[The exercise]
Restate the entire listing word for word.
— START Dataset excerpt —
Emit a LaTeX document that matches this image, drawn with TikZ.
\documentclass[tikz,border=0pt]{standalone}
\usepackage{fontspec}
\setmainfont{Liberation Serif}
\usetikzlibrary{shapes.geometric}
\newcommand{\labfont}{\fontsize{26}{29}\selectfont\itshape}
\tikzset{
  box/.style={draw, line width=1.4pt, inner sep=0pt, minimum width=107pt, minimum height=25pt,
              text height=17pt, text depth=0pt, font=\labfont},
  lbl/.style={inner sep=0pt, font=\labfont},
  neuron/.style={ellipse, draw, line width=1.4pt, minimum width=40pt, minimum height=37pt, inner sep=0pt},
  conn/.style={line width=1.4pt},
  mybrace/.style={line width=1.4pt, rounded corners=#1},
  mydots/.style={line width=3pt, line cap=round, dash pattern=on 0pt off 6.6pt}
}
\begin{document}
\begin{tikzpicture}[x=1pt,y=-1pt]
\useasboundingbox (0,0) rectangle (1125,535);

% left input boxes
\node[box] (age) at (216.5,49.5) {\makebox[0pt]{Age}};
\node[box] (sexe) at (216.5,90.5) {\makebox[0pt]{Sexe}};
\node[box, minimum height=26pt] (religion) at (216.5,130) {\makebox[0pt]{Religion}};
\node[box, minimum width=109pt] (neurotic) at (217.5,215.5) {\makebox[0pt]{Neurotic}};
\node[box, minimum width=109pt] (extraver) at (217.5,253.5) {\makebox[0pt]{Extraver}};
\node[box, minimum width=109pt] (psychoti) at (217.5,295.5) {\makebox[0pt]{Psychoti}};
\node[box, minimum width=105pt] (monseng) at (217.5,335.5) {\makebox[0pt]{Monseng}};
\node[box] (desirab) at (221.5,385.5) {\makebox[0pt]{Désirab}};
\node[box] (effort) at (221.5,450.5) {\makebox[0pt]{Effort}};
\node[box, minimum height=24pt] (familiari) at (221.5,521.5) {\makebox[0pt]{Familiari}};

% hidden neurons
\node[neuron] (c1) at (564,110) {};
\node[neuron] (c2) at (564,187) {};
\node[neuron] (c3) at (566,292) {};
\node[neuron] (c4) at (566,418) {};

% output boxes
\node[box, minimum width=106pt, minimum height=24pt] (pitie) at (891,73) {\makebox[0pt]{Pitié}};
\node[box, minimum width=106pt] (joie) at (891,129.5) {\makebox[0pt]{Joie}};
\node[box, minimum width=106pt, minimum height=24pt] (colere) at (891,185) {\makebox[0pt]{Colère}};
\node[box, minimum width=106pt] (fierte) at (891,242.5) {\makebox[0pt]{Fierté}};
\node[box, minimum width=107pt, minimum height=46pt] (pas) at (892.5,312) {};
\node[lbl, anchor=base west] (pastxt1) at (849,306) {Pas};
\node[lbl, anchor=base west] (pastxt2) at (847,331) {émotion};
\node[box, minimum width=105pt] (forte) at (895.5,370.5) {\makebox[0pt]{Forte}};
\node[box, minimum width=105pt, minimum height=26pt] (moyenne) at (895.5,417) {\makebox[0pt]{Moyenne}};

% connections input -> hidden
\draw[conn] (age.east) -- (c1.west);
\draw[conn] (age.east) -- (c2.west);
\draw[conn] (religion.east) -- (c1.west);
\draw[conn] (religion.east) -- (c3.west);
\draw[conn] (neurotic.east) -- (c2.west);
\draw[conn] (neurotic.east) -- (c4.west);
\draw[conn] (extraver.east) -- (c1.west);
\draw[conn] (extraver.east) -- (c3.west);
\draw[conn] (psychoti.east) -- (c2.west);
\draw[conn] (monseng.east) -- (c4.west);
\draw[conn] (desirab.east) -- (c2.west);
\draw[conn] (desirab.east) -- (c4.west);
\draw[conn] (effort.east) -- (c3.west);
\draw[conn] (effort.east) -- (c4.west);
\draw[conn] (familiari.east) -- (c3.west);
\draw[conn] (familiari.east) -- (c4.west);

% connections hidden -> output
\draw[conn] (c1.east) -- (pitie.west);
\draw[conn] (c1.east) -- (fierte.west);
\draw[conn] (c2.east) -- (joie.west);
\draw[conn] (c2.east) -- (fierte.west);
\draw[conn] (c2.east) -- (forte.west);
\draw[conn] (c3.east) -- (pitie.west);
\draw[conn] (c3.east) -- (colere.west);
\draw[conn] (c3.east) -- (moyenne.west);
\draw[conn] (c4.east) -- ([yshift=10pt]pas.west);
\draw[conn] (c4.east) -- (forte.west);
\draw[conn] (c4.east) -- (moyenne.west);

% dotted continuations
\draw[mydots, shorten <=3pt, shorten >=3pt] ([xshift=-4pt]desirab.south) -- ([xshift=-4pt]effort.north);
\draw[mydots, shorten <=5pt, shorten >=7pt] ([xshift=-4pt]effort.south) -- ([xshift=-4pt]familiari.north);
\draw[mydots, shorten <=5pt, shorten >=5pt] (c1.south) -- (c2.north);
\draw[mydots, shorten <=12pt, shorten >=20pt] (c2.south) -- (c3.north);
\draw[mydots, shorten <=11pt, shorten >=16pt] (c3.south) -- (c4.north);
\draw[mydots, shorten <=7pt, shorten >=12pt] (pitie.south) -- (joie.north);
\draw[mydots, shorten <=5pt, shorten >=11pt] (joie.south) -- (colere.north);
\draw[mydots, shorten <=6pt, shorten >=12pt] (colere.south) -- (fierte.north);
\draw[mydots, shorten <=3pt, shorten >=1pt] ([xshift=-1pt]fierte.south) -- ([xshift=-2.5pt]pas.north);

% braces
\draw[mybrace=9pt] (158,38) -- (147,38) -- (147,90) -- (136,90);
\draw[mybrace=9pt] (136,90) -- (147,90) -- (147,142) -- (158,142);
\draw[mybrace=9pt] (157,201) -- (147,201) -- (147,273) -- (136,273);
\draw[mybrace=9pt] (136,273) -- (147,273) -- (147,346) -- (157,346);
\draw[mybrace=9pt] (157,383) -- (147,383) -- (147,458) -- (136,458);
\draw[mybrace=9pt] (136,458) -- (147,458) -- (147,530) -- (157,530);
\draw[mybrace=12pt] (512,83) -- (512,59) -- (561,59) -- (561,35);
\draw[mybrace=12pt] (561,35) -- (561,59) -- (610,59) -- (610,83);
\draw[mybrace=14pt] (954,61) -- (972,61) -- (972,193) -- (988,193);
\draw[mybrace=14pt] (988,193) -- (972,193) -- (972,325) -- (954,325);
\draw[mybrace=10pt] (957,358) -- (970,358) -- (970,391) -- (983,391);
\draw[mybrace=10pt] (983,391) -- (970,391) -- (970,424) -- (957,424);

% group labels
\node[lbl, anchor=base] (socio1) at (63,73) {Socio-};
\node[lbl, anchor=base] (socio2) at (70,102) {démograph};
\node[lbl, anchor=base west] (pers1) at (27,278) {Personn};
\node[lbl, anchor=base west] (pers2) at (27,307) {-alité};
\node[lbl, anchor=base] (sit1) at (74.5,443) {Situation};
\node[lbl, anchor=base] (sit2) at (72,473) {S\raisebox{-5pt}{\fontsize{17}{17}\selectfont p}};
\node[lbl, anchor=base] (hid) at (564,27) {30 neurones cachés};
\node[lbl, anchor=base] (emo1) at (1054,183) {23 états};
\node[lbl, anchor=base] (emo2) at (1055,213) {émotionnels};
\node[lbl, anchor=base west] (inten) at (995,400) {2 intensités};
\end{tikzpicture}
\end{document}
— END Dataset excerpt —
[Answer to this problem]
Emit a LaTeX document that matches this image, drawn with TikZ.
\documentclass[tikz,border=0pt]{standalone}
\usepackage{fontspec}
\setmainfont{Liberation Serif}
\usetikzlibrary{shapes.geometric}
\newcommand{\labfont}{\fontsize{26}{29}\selectfont\itshape}
\tikzset{
  box/.style={draw, line width=1.4pt, inner sep=0pt, minimum width=107pt, minimum height=25pt,
              text height=17pt, text depth=0pt, font=\labfont},
  lbl/.style={inner sep=0pt, font=\labfont},
  neuron/.style={ellipse, draw, line width=1.4pt, minimum width=40pt, minimum height=37pt, inner sep=0pt},
  conn/.style={line width=1.4pt},
  mybrace/.style={line width=1.4pt, rounded corners=#1},
  mydots/.style={line width=3pt, line cap=round, dash pattern=on 0pt off 6.6pt}
}
\begin{document}
\begin{tikzpicture}[x=1pt,y=-1pt]
\useasboundingbox (0,0) rectangle (1125,535);

% left input boxes
\node[box] (age) at (216.5,49.5) {\makebox[0pt]{Age}};
\node[box] (sexe) at (216.5,90.5) {\makebox[0pt]{Sexe}};
\node[box, minimum height=26pt] (religion) at (216.5,130) {\makebox[0pt]{Religion}};
\node[box, minimum width=109pt] (neurotic) at (217.5,215.5) {\makebox[0pt]{Neurotic}};
\node[box, minimum width=109pt] (extraver) at (217.5,253.5) {\makebox[0pt]{Extraver}};
\node[box, minimum width=109pt] (psychoti) at (217.5,295.5) {\makebox[0pt]{Psychoti}};
\node[box, minimum width=105pt] (monseng) at (217.5,335.5) {\makebox[0pt]{Monseng}};
\node[box] (desirab) at (221.5,385.5) {\makebox[0pt]{Désirab}};
\node[box] (effort) at (221.5,450.5) {\makebox[0pt]{Effort}};
\node[box, minimum height=24pt] (familiari) at (221.5,521.5) {\makebox[0pt]{Familiari}};

% hidden neurons
\node[neuron] (c1) at (564,110) {};
\node[neuron] (c2) at (564,187) {};
\node[neuron] (c3) at (566,292) {};
\node[neuron] (c4) at (566,418) {};

% output boxes
\node[box, minimum width=106pt, minimum height=24pt] (pitie) at (891,73) {\makebox[0pt]{Pitié}};
\node[box, minimum width=106pt] (joie) at (891,129.5) {\makebox[0pt]{Joie}};
\node[box, minimum width=106pt, minimum height=24pt] (colere) at (891,185) {\makebox[0pt]{Colère}};
\node[box, minimum width=106pt] (fierte) at (891,242.5) {\makebox[0pt]{Fierté}};
\node[box, minimum width=107pt, minimum height=46pt] (pas) at (892.5,312) {};
\node[lbl, anchor=base west] (pastxt1) at (849,306) {Pas};
\node[lbl, anchor=base west] (pastxt2) at (847,331) {émotion};
\node[box, minimum width=105pt] (forte) at (895.5,370.5) {\makebox[0pt]{Forte}};
\node[box, minimum width=105pt, minimum height=26pt] (moyenne) at (895.5,417) {\makebox[0pt]{Moyenne}};

% connections input -> hidden
\draw[conn] (age.east) -- (c1.west);
\draw[conn] (age.east) -- (c2.west);
\draw[conn] (religion.east) -- (c1.west);
\draw[conn] (religion.east) -- (c3.west);
\draw[conn] (neurotic.east) -- (c2.west);
\draw[conn] (neurotic.east) -- (c4.west);
\draw[conn] (extraver.east) -- (c1.west);
\draw[conn] (extraver.east) -- (c3.west);
\draw[conn] (psychoti.east) -- (c2.west);
\draw[conn] (monseng.east) -- (c4.west);
\draw[conn] (desirab.east) -- (c2.west);
\draw[conn] (desirab.east) -- (c4.west);
\draw[conn] (effort.east) -- (c3.west);
\draw[conn] (effort.east) -- (c4.west);
\draw[conn] (familiari.east) -- (c3.west);
\draw[conn] (familiari.east) -- (c4.west);

% connections hidden -> output
\draw[conn] (c1.east) -- (pitie.west);
\draw[conn] (c1.east) -- (fierte.west);
\draw[conn] (c2.east) -- (joie.west);
\draw[conn] (c2.east) -- (fierte.west);
\draw[conn] (c2.east) -- (forte.west);
\draw[conn] (c3.east) -- (pitie.west);
\draw[conn] (c3.east) -- (colere.west);
\draw[conn] (c3.east) -- (moyenne.west);
\draw[conn] (c4.east) -- ([yshift=10pt]pas.west);
\draw[conn] (c4.east) -- (forte.west);
\draw[conn] (c4.east) -- (moyenne.west);

% dotted continuations
\draw[mydots, shorten <=3pt, shorten >=3pt] ([xshift=-4pt]desirab.south) -- ([xshift=-4pt]effort.north);
\draw[mydots, shorten <=5pt, shorten >=7pt] ([xshift=-4pt]effort.south) -- ([xshift=-4pt]familiari.north);
\draw[mydots, shorten <=5pt, shorten >=5pt] (c1.south) -- (c2.north);
\draw[mydots, shorten <=12pt, shorten >=20pt] (c2.south) -- (c3.north);
\draw[mydots, shorten <=11pt, shorten >=16pt] (c3.south) -- (c4.north);
\draw[mydots, shorten <=7pt, shorten >=12pt] (pitie.south) -- (joie.north);
\draw[mydots, shorten <=5pt, shorten >=11pt] (joie.south) -- (colere.north);
\draw[mydots, shorten <=6pt, shorten >=12pt] (colere.south) -- (fierte.north);
\draw[mydots, shorten <=3pt, shorten >=1pt] ([xshift=-1pt]fierte.south) -- ([xshift=-2.5pt]pas.north);

% braces
\draw[mybrace=9pt] (158,38) -- (147,38) -- (147,90) -- (136,90);
\draw[mybrace=9pt] (136,90) -- (147,90) -- (147,142) -- (158,142);
\draw[mybrace=9pt] (157,201) -- (147,201) -- (147,273) -- (136,273);
\draw[mybrace=9pt] (136,273) -- (147,273) -- (147,346) -- (157,346);
\draw[mybrace=9pt] (157,383) -- (147,383) -- (147,458) -- (136,458);
\draw[mybrace=9pt] (136,458) -- (147,458) -- (147,530) -- (157,530);
\draw[mybrace=12pt] (512,83) -- (512,59) -- (561,59) -- (561,35);
\draw[mybrace=12pt] (561,35) -- (561,59) -- (610,59) -- (610,83);
\draw[mybrace=14pt] (954,61) -- (972,61) -- (972,193) -- (988,193);
\draw[mybrace=14pt] (988,193) -- (972,193) -- (972,325) -- (954,325);
\draw[mybrace=10pt] (957,358) -- (970,358) -- (970,391) -- (983,391);
\draw[mybrace=10pt] (983,391) -- (970,391) -- (970,424) -- (957,424);

% group labels
\node[lbl, anchor=base] (socio1) at (63,73) {Socio-};
\node[lbl, anchor=base] (socio2) at (70,102) {démograph};
\node[lbl, anchor=base west] (pers1) at (27,278) {Personn};
\node[lbl, anchor=base west] (pers2) at (27,307) {-alité};
\node[lbl, anchor=base] (sit1) at (74.5,443) {Situation};
\node[lbl, anchor=base] (sit2) at (72,473) {S\raisebox{-5pt}{\fontsize{17}{17}\selectfont p}};
\node[lbl, anchor=base] (hid) at (564,27) {30 neurones cachés};
\node[lbl, anchor=base] (emo1) at (1054,183) {23 états};
\node[lbl, anchor=base] (emo2) at (1055,213) {émotionnels};
\node[lbl, anchor=base west] (inten) at (995,400) {2 intensités};
\end{tikzpicture}
\end{document}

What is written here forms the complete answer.